Since wildcard represents an unknown type, you cannot do anything that requires the type to be known. wildcard should not appear at the top level in instance creation expression(new), in explicit type parameters in generic method calls, or in supertypes(extends and implements). Example

LinkedList<?> s = new LinkedList<String>();
s.add("hello"); //comppile error

LinkedList<? extends Number> n = new LinkedList<Number>();
n.add(25);  //commpile error

List<?> list = new ArrayList<?>(); //Compile error
List<List<?>> lists = new ArrayList<List<?>>(); //ok

List<?> list = Lists.<?>factory(); //error
List<List<?>> list = Lists.<List<?>>factory(); //ok

class AnyList extends ArrayList<?> {} // error
class AnyList extends ArrayList<List<?>> {} // ok

In contrast, given a lower-bounded wildcard type, the wildcard is known to be the same as, or super type of, the bound, so adding an element of the same type as the bound is always correct. Example

LinkedList<? super Number> n = new LinkedList<Number>();
n.add(25);

The coversion of the capture of the wildcard to a type is known as capture coversion. Example,

public static void <T> rev(List<T> list) {
  List<T> tmp = new ArrayList<T>(list);
  for(int i=0; i<list.size(); i++){
    list.set(i, tmp.get(list.size()-i-1));
  }
}
public void reverse(List<?> list) { // it is equivalent to rev()
  rev(list); //type variable T of rev() captured the wildcard
}

Some restrictions on when capture conversion can apply:

• capture conversion won't apply if the type parameter is used with more than one method parameter.
• you can only apply capture conversion if the type variable is defined at the top-level of the generic type.

Drop all type parameters from parameterized types, and replace any type variable with the erasure of its bound, or with Object if it has no bound, or with the erasure of the leftmost bound if it has multiple bounds.

There is a single class defination for a generic class, no matter how many different parameterized invocations there may be. For a generic class with a type parameter, say E, this fact has consequences

• cannot use E in the type of a static field or anywhere within a static method or static initializer.
• cannot instantiate E

Erasure process impacts your program in two key areas:

• The runtime actions that can involved generic types
  • cannot instantiate a type represented ony as a type parameter, nor can you create an array of such a type. cannot do new T() or new T[n]
  • cannot create an array whose element type is a parameterized type. new List<String>[1] is illegal. You can use ArrayList instead.
  • cannot use instanceof to see if an object is an instance of a parameterized type.
  • getClass method always returns the raw type
  • cast involving type parameters or parameterized types are replaced with casts to the erasure of that type a cast from Collection<T> to List<T> is ok becuase it does not involve a change to type parameter.
  • a catch clause cannnot declare that it catches an exception represented by a type variable even if the bound on that type variable is an exception type. The exact type of the exception must be known at compile time.
  • a generic class is not allowed to directly extend Throwable
  • cannot use a parameterized type in a class literal expression. like Class c = LinkedList<String>.class.
• Method overloading and overriding
  • definition of "same signature" for two generic methods requires that they have the same number of type variables

  with the same corresponding bounds.

  • two methods have override-equivalent signatures if their signatures are the same, or if the erasures of their

  signatures are the same. A method without generic types can override a method with generic types, but not the other way around.
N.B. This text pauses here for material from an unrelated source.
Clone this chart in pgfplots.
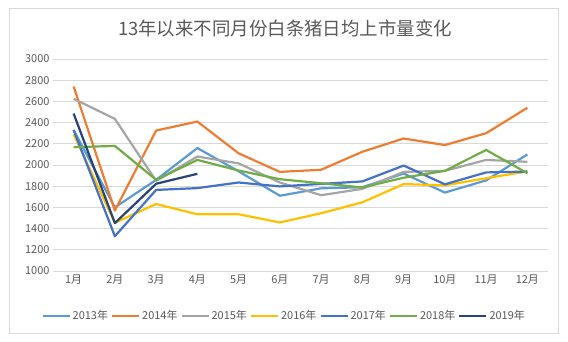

  • two methods are overloaded if they have the same name and do not have override-equivalent signatures.

Considering generic types and generic methods(and constructors), changes on Overloading Methods summarized below:

• If the method invocation includes explicit type arguments, then
  • potential applicable generic methods must have the same number of type parameters.
  • non-generic methods perhaps also be potential applicable, in which case the actual type arguments are ignored.
• If the method invocation without explicit type arguments, then
  • a generic method might be potential applicable, that depends on if type arguments can be inferred based on the static types of the invocation.
• once potential applicable methods are determined, applicable methods are determined as Overloading Methods described.
• when the most specific method is searched for, type inferrence is again used when generic methods are being considered. However, this time the type inferrence is not based on the actual arguments in method invocation, rather, the formal parameters of another applicable method.

An example, two methods defined, they are void m(String k, Object v) and <S, T extends Number> void m(S k, T v). when call m("Hello", Integer.valueOf(29))
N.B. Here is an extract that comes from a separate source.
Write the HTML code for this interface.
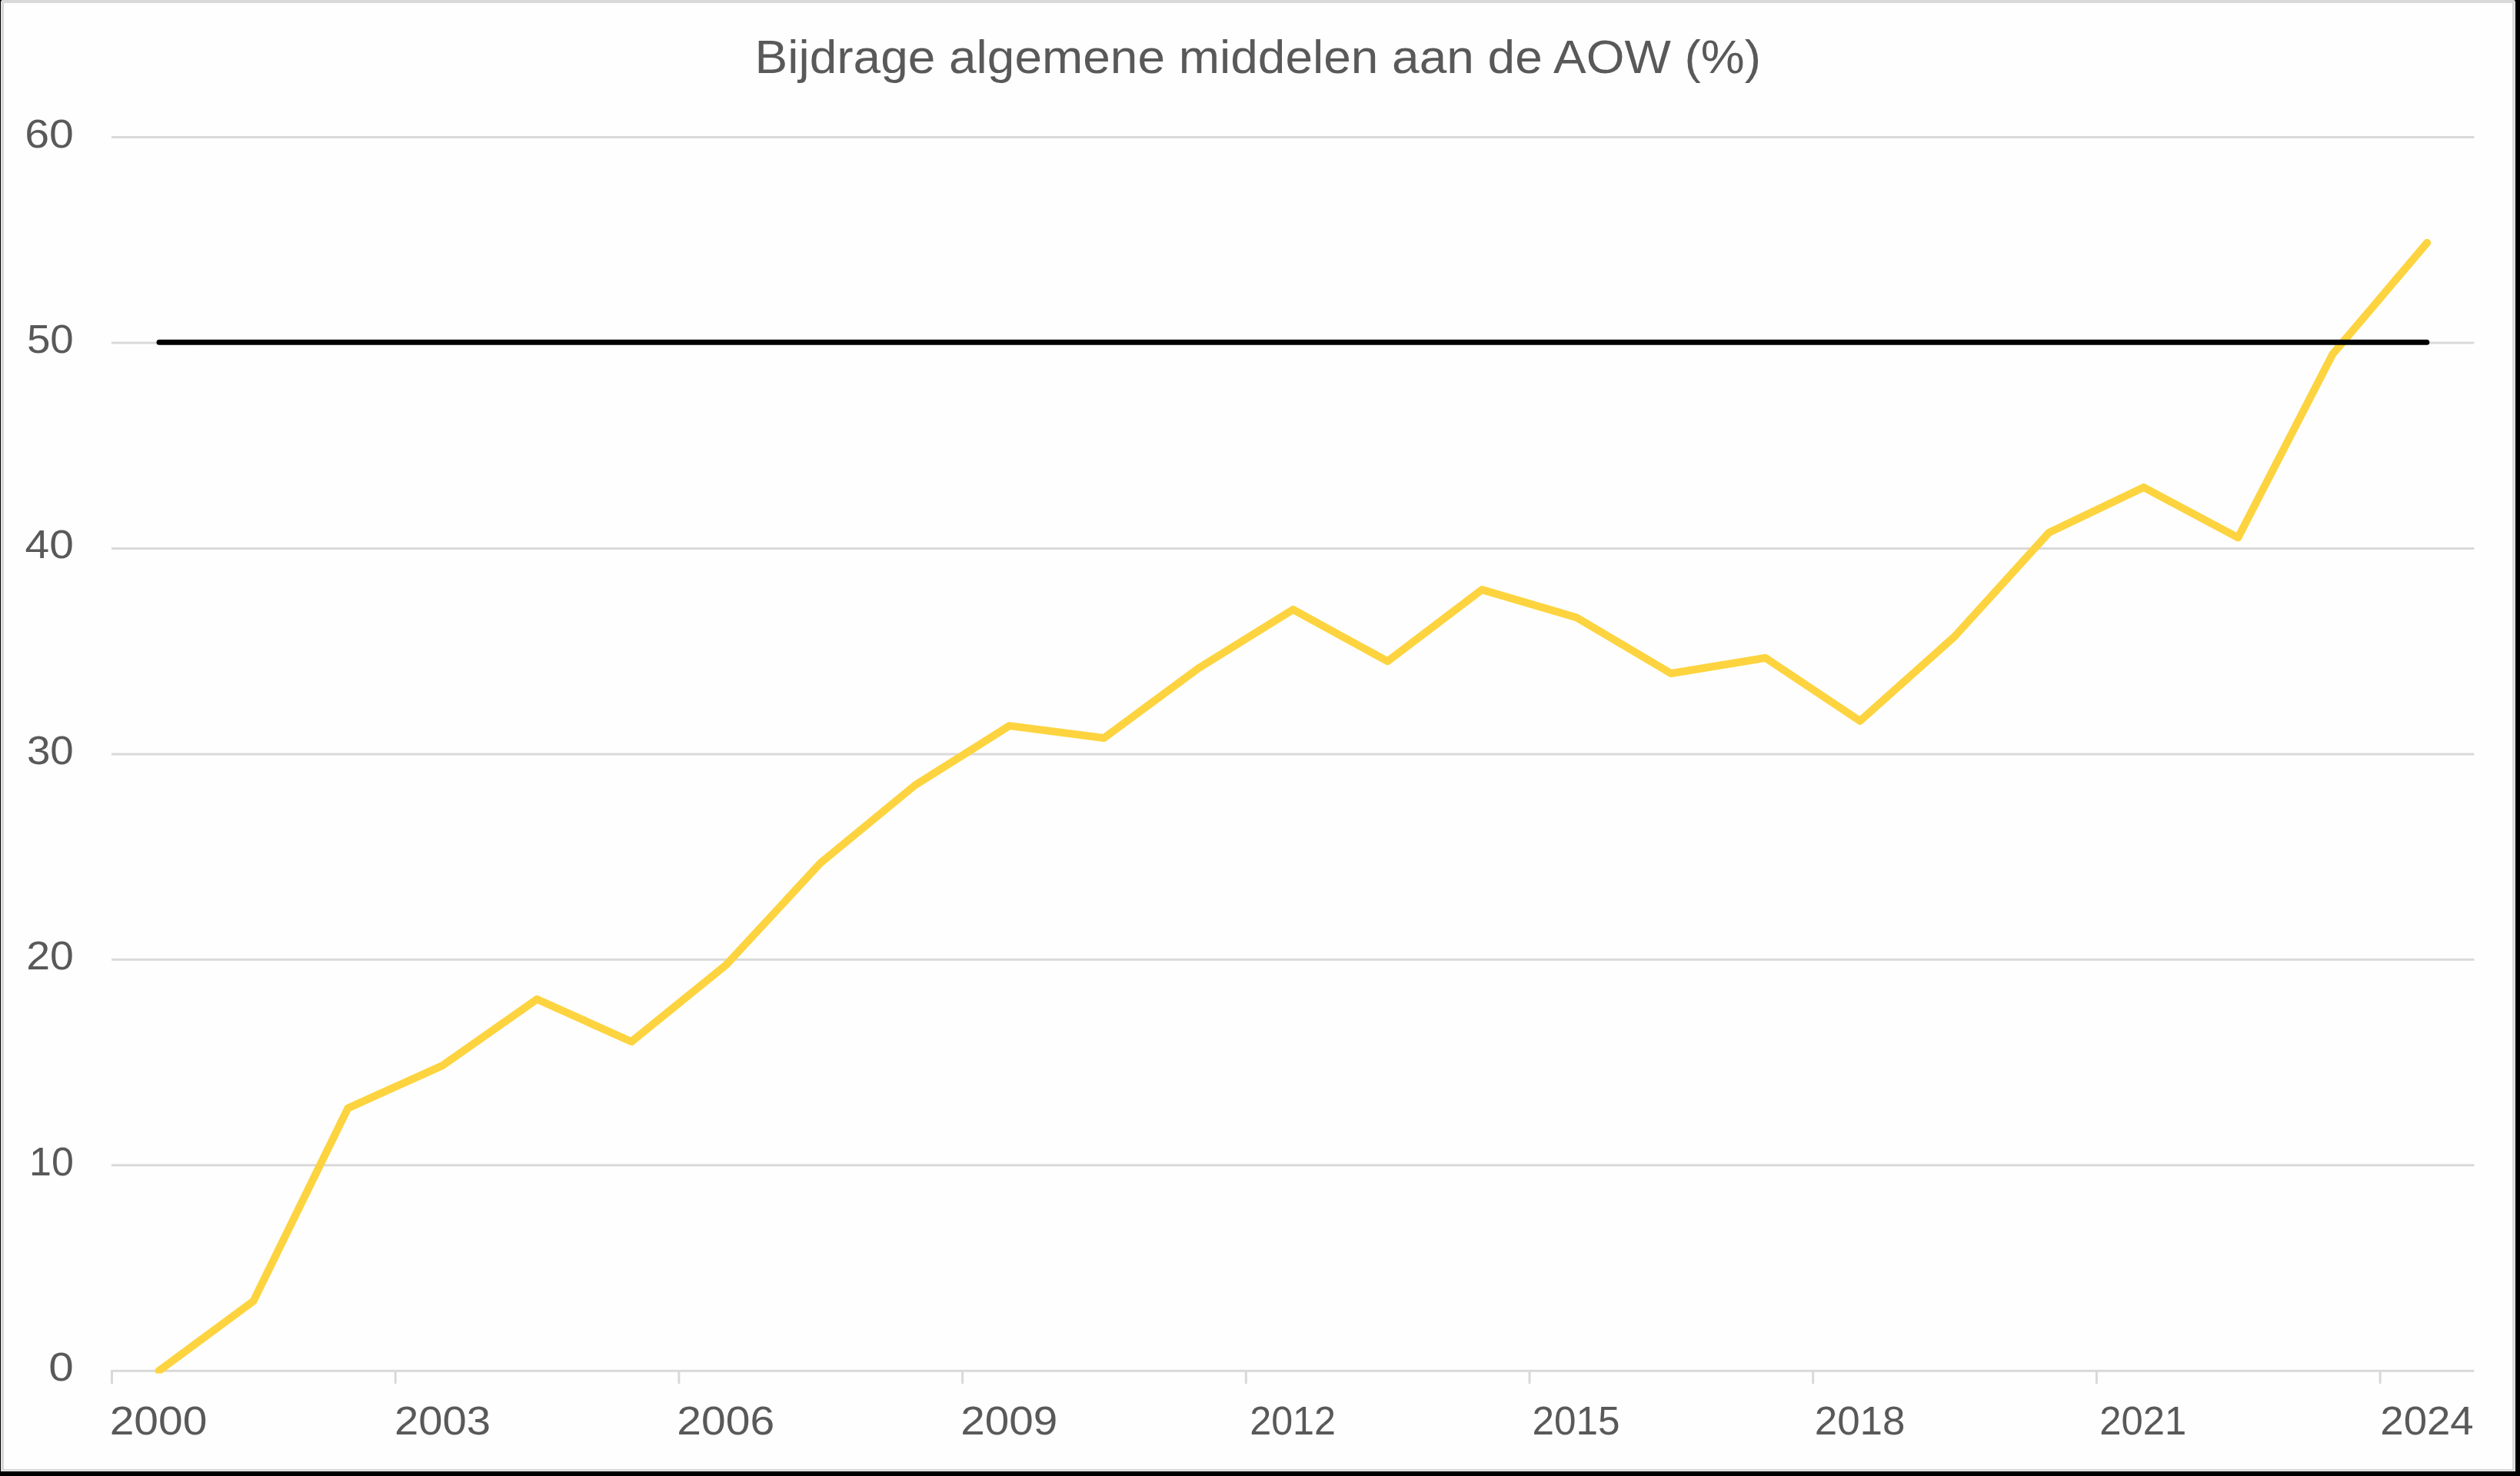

• Inferred type is <String, Integer>, both of them are applicable.
• check if 1st method is more specific than 2nd method.
  • if each parameter of 1. is subtype of corresponding parameter of 2.
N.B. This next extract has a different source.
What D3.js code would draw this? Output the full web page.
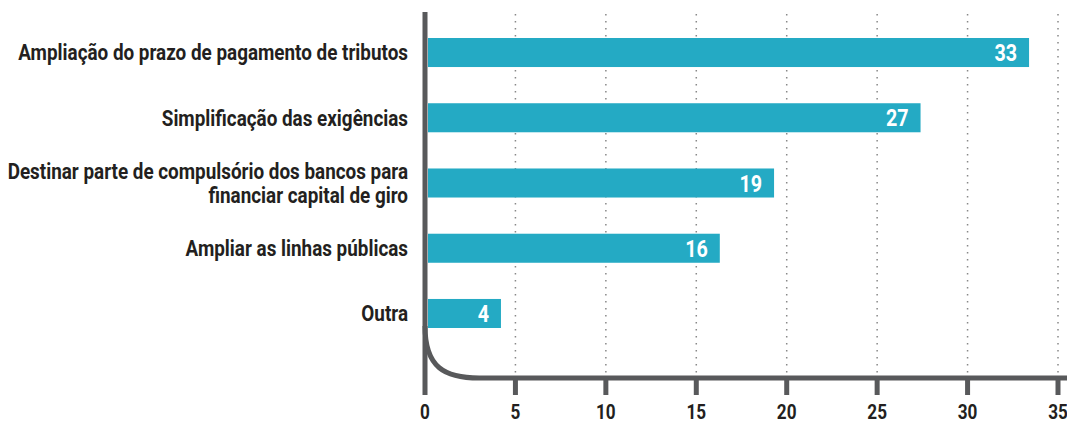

    the 2nd method is generic method, and infers type of 2nd method by that of 1st method, result is <String, Object> because String is converted to S and Object is converted to T. Note the bound on T is not considered here. since the result is the same as 1st method, pass.

  • if each parameter of 1st method is subtype of bounds of corresponding type parameter of 2nd method.

    bounds for 2nd method is <Object, Number> since the 2nd parameter of 1st method is not subtype of Number, failure! so 1st method is not more specific than 2nd method.

• check if 2nd method is more specific than 1st method
  • if each paramter of 2nd method is subtype of corresponding paramter of 1st method

    A type variable is a subtype only of its bouds(and their supertypes), so for 2nd method is <Object, Number>. since the 2nd parameter(Object) of 1st method is not a subtype of Number, failure! so 2nd method is not more specific than 1st method

Since neither method is more specific than another, the call is ambiguous and the compiler rejects it as such.